Sweden stops deportations to Syria

Sweden stops deportations to Syria
Syrian army defectors join anti-regime protesters on Jan. 26, 2012
Swedish immigration authorities said Monday they were temporarily halting all deportations to Syria due to growing violence as President Bashar al-Assad's regime continues its deadly crackdown.

“The Swedish Migration Board (Migrationsverket) has now temporarily stopped all deportations … to Syria.

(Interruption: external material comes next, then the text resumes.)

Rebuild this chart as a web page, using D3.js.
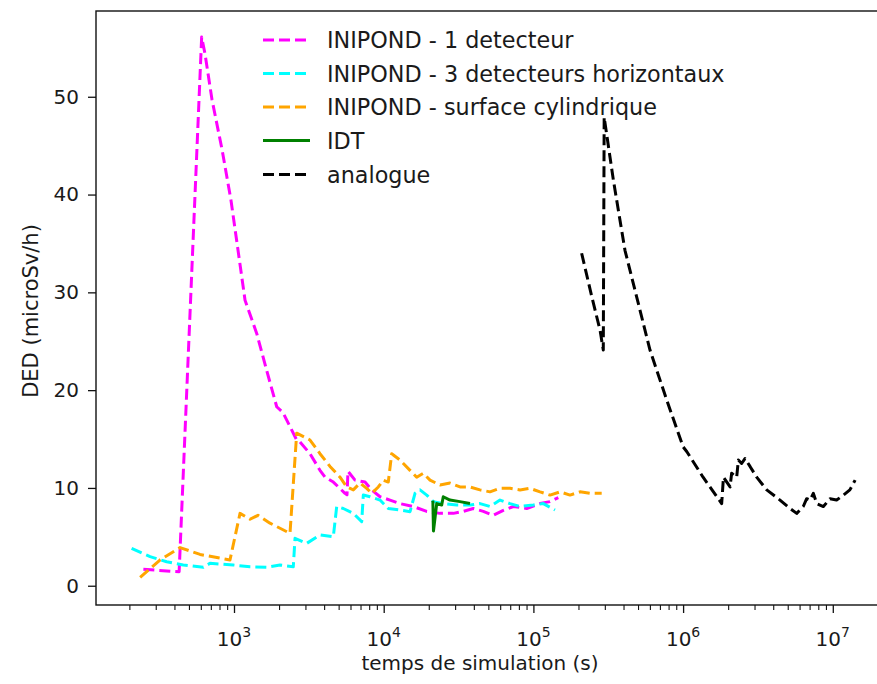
<!DOCTYPE html>
<html><head><meta charset="utf-8">
<script src="https://cdn.jsdelivr.net/npm/d3@7"></script>
<style>
body{margin:0;background:#fff}
svg{display:block}
text{font-family:"DejaVu Sans",sans-serif;fill:#1a1a1a}
</style>
</head><body>
<svg id="c" width="877" height="684"></svg>
<script>
// ---- data: [time (s), DED (microSv/h)] ----
const inipond1 = [[248,1.68],[430,1.43],[608,56.1],[640,54.4],[713,49.7],[832,44.6],[955,39.4],[1185,29.2],[1418,25.8],[1654,22.0],[1929,18.3],[2125,17.7],[2623,14.9],[2760,14.7],[3219,13.5],[3753,11.8],[4055,11.1],[4606,10.6],[5514,9.45],[5686,9.3],[5774,11.7],[6433,10.8],[7503,10.6],[8316,9.8],[9447,9.1],[11020,8.76],[12850,8.4],[15770,8.1],[19380,7.6],[23780,7.4],[29170,7.4],[34010,7.6],[39670,7.9],[46270,7.6],[53970,7.2],[62940,7.7],[73410,8.1],[90220,7.9],[110700,8.4],[129100,8.6],[146700,9.0]];
const inipond3 = [[207,3.82],[275,2.97],[355,2.45],[458,2.12],[624,1.88],[691,2.29],[989,2.12],[1279,1.94],[1654,1.88],[2029,2.12],[2489,1.94],[2556,4.85],[3059,4.33],[3753,5.2],[4606,5.0],[4853,8.1],[5372,7.9],[6265,7.4],[7129,6.55],[7308,9.27],[8099,9.1],[9447,8.76],[10730,7.9],[12850,7.74],[14990,7.57],[16190,9.45],[17480,9.8],[19380,9.27],[21450,8.6],[25010,8.4],[30740,8.25],[37720,8.25],[43990,8.4],[51300,8.1],[59830,8.76],[69790,8.4],[81400,8.1],[99840,8.25],[116500,8.4],[139400,7.74]];
const inipondCyl = [[236,0.86],[320,2.63],[436,3.9],[593,3.2],[940,2.63],[1097,7.4],[1279,6.8],[1446,7.2],[1740,6.4],[2366,5.36],[2623,15.6],[3219,14.9],[3753,13.5],[4378,12.2],[5107,11.1],[5660,10.1],[6265,9.8],[6946,10.5],[7700,9.96],[8316,9.45],[9203,10.1],[9938,10.8],[10730,10.6],[11310,13.5],[12850,12.85],[14990,11.8],[16610,11.1],[18390,11.5],[20390,10.8],[23780,10.3],[27730,10.5],[32340,10.1],[37720,10.1],[43990,9.8],[51300,9.6],[59830,9.96],[69790,9.96],[81400,9.8],[94900,9.96],[110700,9.6],[129100,9.27],[150600,9.6],[175600,9.27],[204800,9.6],[238800,9.45],[285900,9.45]];
const idt = [[21300,8.7],[21500,5.6],[22600,8.4],[24400,8.25],[25000,9.1],[27700,8.76],[32300,8.6],[37700,8.4]];
const analogue = [[210000,34.0],[246000,29.5],[279000,26.1],[293000,24.1],[297000,47.9],[342000,41.5],[409000,34.3],[601000,24.1],[777000,19.0],[1000000,14.2],[1060000,13.7],[1360000,11.1],[1810000,8.4],[1830000,9.45],[1860000,11.1],[2060000,10.1],[2110000,11.5],[2280000,11.1],[2340000,12.85],[2460000,12.5],[2590000,13.0],[2800000,12.2],[3100000,11.1],[3620000,9.8],[4440000,8.76],[5180000,7.9],[5740000,7.4],[6350000,8.1],[6690000,8.9],[7050000,8.76],[7410000,9.45],[7810000,8.4],[8650000,8.1],[9580000,8.9],[10600000,8.76],[11800000,9.27],[13000000,9.8],[14100000,10.8]];

const seriesNames = ["INIPOND - 1 detecteur","INIPOND - 3 detecteurs horizontaux","INIPOND - surface cylindrique","IDT","analogue"];
const seriesData = [inipond1, inipond3, inipondCyl, idt, analogue];
const seriesColors = ["#ff00ff","#00ffff","#ffa500","#008000","#000000"];
const seriesDashed = [true,true,true,false,true];

const yTicks = [0,10,20,30,40,50];
const xMajorExp = [3,4,5,6,7];
const xLabel = "temps de simulation (s)";
const yLabel = "DED (microSv/h)";

// ---- layout ----
const L = 96, R = 892, T = 11, B = 605;
const svg = d3.select("#c");
const x = d3.scaleLog().domain([119.7, 2.486e7]).range([L, R]);
const y = d3.scaleLinear().domain([-1.97, 58.77]).range([B, T]);

svg.append("defs").append("clipPath").attr("id","clip")
  .append("rect").attr("x",L).attr("y",T).attr("width",R-L).attr("height",B-T);

// lines
const line = d3.line().x(d => x(d[0])).y(d => y(d[1]));
const g = svg.append("g").attr("clip-path","url(#clip)");
seriesData.forEach((data,i) => {
  g.append("path").datum(data)
    .attr("d", line)
    .attr("fill","none")
    .attr("stroke", seriesColors[i])
    .attr("stroke-width", 3)
    .attr("stroke-dasharray", seriesDashed[i] ? "11,5" : null)
    .attr("stroke-linejoin","round");
});

// spines
svg.append("rect").attr("x",L).attr("y",T).attr("width",R-L).attr("height",B-T)
  .attr("fill","none").attr("stroke","#111").attr("stroke-width",1.4);

// y axis
const yAxis = d3.axisLeft(y).tickValues(yTicks).tickSize(8).tickPadding(9).tickFormat(d3.format("d"));
const ya = svg.append("g").attr("transform",`translate(${L},0)`).call(yAxis);
ya.select(".domain").remove();
ya.selectAll(".tick line").attr("stroke","#111").attr("stroke-width",1.3);
ya.selectAll(".tick text").style("font-size","20px").attr("font-family",null).attr("fill","#1a1a1a");

// x axis major
const majors = xMajorExp.map(e => Math.pow(10,e));
const xa = svg.append("g").attr("transform",`translate(0,${B})`)
  .call(d3.axisBottom(x).tickValues(majors).tickSize(8).tickFormat(""));
xa.select(".domain").remove();
xa.selectAll(".tick line").attr("stroke","#111").attr("stroke-width",1.3);
// minor ticks
const minors = [];
for (let e = 2; e <= 7; e++) for (let k = 2; k <= 9; k++) {
  const v = k*Math.pow(10,e);
  if (v > x.domain()[0] && v < x.domain()[1]) minors.push(v);
}
const xm = svg.append("g").attr("transform",`translate(0,${B})`)
  .call(d3.axisBottom(x).tickValues(minors).tickSize(5).tickFormat(""));
xm.select(".domain").remove();
xm.selectAll(".tick line").attr("stroke","#111").attr("stroke-width",1.1);

// x tick labels with superscripts
xMajorExp.forEach(e => {
  const t = svg.append("text").attr("x", x(Math.pow(10,e))).attr("y", 646)
    .attr("text-anchor","middle").style("font-size","20px");
  t.append("tspan").text("10");
  t.append("tspan").attr("dy",-9).style("font-size","14px").text(String(e));
});

// axis labels
svg.append("text").attr("x",480).attr("y",670).attr("text-anchor","middle")
  .style("font-size","20px").text(xLabel);
svg.append("text").attr("transform","translate(38,311) rotate(-90)").attr("text-anchor","middle")
  .style("font-size","21px").text(yLabel);

// legend
const legRows = [40, 73.5, 107, 140.5, 174.5];
seriesNames.forEach((name,i) => {
  const yy = legRows[i];
  svg.append("line").attr("x1",263).attr("x2",310).attr("y1",yy).attr("y2",yy)
    .attr("stroke",seriesColors[i]).attr("stroke-width",3)
    .attr("stroke-dasharray", seriesDashed[i] ? "11,5" : null);
  svg.append("text").attr("x",327).attr("y",yy+8).style("font-size","22.3px").text(name);
});
</script>
</body></html>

The reason is the dramatically worsened security situation in the country,” the agency said in a statement.

The Migration Board had decided on December 16th last year the situation in Syria was so dire Sweden could hike the number of Syrians granted asylum.

“Now, the violence has worsened further, meaning no deportation rulings (to Syria) can be carried out,” the agency said.

According to Migration Board general counsel Mikael Ribbenvik, the increasing violence is claiming more civilian lives.

“There’s increased militarization, the opposition is increasingly organized and among those killed we’re seeing more civilians not involved in the demonstrations who are getting caught in the crossfire,” he told the TT news agency.

In 2011, 640 Syrian nationals sought asylum in the Scandinavian country – a 52-percent increase over the previous year, according to Migration Board statistics.

In the first few months of last year, 7 percent of Syrians who sought asylum in Sweden had their applications accepted, but since December, when the conflict became more intense, 66 percent of Syrian refugees have been granted asylum in Sweden.

More than 5,400 people have died in Syria in 10 months, including 80 on Sunday alone, as Assad continues to crack down on protests inspired by uprisings that have ousted authoritarian leaders in Egypt, Libya and Tunisia.